OSLO, Norway — In a surprise announcement, the Norwegian Nobel Committee has announced that for the first time a Seventh-day Adventist has been awarded the much-lauded Nobel Peace Prize.
Explaining its rationale, the committee said that Michael L. Ryan, a retiring Vice President of the General Conference of Seventh-day Adventists, was chosen due to his work on July 8, 2015 in “successfully executing the Herculean task of moderating the final debate on the issue of women’s ordination on the day the Seventh-day Adventist denomination voted on future policy regarding the issue.”

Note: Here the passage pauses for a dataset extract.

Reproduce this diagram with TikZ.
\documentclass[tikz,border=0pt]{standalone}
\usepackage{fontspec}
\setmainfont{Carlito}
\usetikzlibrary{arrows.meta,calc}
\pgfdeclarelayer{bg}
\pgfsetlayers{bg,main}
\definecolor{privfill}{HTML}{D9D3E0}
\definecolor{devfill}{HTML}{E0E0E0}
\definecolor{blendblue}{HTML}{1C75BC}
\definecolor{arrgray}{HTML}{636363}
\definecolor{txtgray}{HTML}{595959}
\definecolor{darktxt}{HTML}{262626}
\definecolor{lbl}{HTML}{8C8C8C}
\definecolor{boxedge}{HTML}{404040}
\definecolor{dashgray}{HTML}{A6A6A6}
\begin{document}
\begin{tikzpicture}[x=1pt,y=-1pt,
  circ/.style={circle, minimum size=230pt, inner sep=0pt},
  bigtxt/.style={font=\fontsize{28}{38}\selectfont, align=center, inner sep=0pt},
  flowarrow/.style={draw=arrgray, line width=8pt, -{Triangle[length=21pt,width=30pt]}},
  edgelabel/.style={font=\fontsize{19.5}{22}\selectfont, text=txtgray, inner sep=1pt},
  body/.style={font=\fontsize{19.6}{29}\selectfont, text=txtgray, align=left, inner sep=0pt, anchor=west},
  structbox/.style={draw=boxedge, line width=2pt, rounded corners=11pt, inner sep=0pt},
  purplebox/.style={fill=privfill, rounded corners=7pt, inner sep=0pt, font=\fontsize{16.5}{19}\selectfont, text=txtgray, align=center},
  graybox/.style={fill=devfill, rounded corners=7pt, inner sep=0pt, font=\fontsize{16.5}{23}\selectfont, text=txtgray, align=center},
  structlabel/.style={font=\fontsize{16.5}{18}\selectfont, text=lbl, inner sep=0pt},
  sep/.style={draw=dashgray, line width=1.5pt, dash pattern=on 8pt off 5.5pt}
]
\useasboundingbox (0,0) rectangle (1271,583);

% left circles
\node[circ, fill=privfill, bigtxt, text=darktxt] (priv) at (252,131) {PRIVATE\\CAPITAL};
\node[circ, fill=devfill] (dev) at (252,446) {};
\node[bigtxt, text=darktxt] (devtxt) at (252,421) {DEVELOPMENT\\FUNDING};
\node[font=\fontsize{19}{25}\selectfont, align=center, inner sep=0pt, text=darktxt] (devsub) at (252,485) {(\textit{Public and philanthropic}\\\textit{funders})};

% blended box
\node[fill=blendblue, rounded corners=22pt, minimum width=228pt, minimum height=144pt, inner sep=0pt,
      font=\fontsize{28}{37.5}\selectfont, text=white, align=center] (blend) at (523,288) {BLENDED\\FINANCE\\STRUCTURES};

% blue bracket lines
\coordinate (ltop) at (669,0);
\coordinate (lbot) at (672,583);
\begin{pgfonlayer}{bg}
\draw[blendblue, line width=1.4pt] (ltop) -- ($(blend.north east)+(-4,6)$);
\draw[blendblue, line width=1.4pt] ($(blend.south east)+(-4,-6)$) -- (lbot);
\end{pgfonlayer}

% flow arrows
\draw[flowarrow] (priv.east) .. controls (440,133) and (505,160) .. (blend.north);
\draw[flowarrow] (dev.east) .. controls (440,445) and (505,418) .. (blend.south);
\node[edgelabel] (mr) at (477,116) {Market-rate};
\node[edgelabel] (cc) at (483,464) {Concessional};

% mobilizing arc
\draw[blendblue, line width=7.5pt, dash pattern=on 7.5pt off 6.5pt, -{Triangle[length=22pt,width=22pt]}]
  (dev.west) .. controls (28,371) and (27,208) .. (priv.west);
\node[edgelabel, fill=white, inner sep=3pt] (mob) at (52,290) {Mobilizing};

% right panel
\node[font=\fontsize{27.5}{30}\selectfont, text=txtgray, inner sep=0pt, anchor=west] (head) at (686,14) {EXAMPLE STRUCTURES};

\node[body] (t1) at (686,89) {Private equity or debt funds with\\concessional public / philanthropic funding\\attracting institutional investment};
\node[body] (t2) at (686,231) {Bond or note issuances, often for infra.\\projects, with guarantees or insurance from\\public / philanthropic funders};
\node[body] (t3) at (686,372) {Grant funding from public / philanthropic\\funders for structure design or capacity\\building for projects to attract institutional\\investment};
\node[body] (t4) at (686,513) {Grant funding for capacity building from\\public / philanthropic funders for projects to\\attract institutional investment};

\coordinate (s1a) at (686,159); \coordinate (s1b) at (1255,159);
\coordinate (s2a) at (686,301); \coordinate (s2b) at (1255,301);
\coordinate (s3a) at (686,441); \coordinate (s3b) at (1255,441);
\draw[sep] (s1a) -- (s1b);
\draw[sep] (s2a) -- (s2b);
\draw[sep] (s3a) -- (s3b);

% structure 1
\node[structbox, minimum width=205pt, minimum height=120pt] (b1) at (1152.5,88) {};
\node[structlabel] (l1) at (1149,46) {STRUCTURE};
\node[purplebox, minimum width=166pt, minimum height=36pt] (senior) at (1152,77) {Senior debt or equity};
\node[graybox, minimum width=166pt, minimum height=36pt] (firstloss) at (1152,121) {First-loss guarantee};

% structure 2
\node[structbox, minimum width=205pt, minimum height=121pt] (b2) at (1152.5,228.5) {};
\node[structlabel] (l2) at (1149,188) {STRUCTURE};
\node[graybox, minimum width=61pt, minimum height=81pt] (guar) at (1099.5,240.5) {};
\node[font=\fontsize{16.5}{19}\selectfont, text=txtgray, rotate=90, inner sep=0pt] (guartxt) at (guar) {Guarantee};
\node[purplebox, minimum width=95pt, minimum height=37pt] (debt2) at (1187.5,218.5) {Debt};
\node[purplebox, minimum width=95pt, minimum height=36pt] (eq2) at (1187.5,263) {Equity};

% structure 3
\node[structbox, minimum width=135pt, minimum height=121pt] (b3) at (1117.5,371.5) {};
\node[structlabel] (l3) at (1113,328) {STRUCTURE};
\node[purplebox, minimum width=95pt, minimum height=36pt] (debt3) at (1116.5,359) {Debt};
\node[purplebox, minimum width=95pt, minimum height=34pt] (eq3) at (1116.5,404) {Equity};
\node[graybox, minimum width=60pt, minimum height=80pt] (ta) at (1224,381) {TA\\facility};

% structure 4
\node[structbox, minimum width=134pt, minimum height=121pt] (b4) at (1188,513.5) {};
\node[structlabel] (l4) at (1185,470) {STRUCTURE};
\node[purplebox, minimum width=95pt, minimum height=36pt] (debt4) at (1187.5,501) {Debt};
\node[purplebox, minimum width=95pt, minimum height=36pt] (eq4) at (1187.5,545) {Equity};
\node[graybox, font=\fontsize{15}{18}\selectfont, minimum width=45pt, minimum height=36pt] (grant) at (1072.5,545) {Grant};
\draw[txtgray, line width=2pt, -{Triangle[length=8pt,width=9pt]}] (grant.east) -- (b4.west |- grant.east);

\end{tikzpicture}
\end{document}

Although members of the Nobel Committee expressed their disappointment with the “unfortunate discrimation in the final vote against allowing regional autonomy on whether to allow women’s ordination,” Ryan was roundly praised for “superb handling of a frequently-belligerent gaggle of delegates on both sides of the issue as well as a crowd of tens of thousands that was packed into the San Antonio Alamodome for the entire day of discussion.”
The committee’s announcement stressed that “a lesser man would have let the pressures of the day get to him, but Ryan kept an even keel, not once allowing pandemonium to erupt.”
The committee said that the clincher in handing Ryan the prize was the fact that “not once was he seen to reach for so much as a cup of coffee.”